REQUIREMENT: Quote the listing below in its entirety, omitting every image.

─── INFORMATION SHOWN ───

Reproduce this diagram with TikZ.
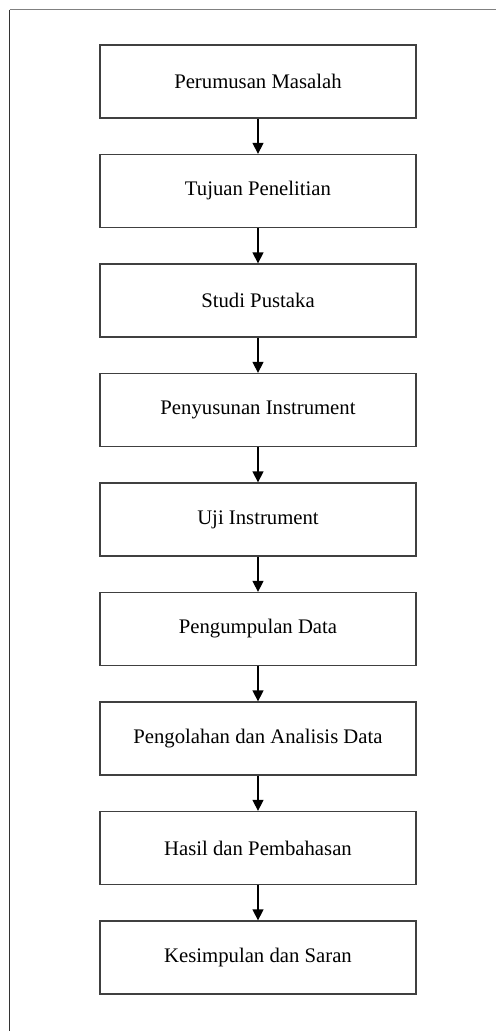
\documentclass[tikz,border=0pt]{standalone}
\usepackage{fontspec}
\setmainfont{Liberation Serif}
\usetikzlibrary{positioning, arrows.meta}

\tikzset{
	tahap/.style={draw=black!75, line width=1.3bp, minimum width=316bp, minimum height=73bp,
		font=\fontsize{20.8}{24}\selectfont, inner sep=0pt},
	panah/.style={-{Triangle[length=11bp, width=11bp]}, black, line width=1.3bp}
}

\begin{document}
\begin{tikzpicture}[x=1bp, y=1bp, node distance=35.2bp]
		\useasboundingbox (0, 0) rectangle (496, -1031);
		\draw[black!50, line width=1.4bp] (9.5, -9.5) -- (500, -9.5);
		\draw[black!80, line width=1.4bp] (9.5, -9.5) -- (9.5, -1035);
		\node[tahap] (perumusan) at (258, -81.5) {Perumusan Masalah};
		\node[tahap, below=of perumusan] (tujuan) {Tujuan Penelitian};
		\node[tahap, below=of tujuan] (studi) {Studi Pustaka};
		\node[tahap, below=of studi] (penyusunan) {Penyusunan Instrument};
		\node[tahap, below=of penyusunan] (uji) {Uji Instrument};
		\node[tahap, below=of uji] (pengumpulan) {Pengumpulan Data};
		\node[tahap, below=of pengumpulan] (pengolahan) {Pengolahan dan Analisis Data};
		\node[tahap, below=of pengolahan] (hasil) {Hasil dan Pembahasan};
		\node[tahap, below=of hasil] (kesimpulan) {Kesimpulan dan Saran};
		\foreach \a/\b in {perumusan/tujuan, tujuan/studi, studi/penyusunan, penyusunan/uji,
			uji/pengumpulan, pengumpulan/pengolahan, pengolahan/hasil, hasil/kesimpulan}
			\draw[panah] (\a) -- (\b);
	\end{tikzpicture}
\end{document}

───

RESULT OF THIS EXERCISE:
Reproduce this diagram with TikZ.
\documentclass[tikz,border=0pt]{standalone}
\usepackage{fontspec}
\setmainfont{Liberation Serif}
\usetikzlibrary{positioning, arrows.meta}

\tikzset{
	tahap/.style={draw=black!75, line width=1.3bp, minimum width=316bp, minimum height=73bp,
		font=\fontsize{20.8}{24}\selectfont, inner sep=0pt},
	panah/.style={-{Triangle[length=11bp, width=11bp]}, black, line width=1.3bp}
}

\begin{document}
\begin{tikzpicture}[x=1bp, y=1bp, node distance=35.2bp]
		\useasboundingbox (0, 0) rectangle (496, -1031);
		\draw[black!50, line width=1.4bp] (9.5, -9.5) -- (500, -9.5);
		\draw[black!80, line width=1.4bp] (9.5, -9.5) -- (9.5, -1035);
		\node[tahap] (perumusan) at (258, -81.5) {Perumusan Masalah};
		\node[tahap, below=of perumusan] (tujuan) {Tujuan Penelitian};
		\node[tahap, below=of tujuan] (studi) {Studi Pustaka};
		\node[tahap, below=of studi] (penyusunan) {Penyusunan Instrument};
		\node[tahap, below=of penyusunan] (uji) {Uji Instrument};
		\node[tahap, below=of uji] (pengumpulan) {Pengumpulan Data};
		\node[tahap, below=of pengumpulan] (pengolahan) {Pengolahan dan Analisis Data};
		\node[tahap, below=of pengolahan] (hasil) {Hasil dan Pembahasan};
		\node[tahap, below=of hasil] (kesimpulan) {Kesimpulan dan Saran};
		\foreach \a/\b in {perumusan/tujuan, tujuan/studi, studi/penyusunan, penyusunan/uji,
			uji/pengumpulan, pengumpulan/pengolahan, pengolahan/hasil, hasil/kesimpulan}
			\draw[panah] (\a) -- (\b);
	\end{tikzpicture}
\end{document}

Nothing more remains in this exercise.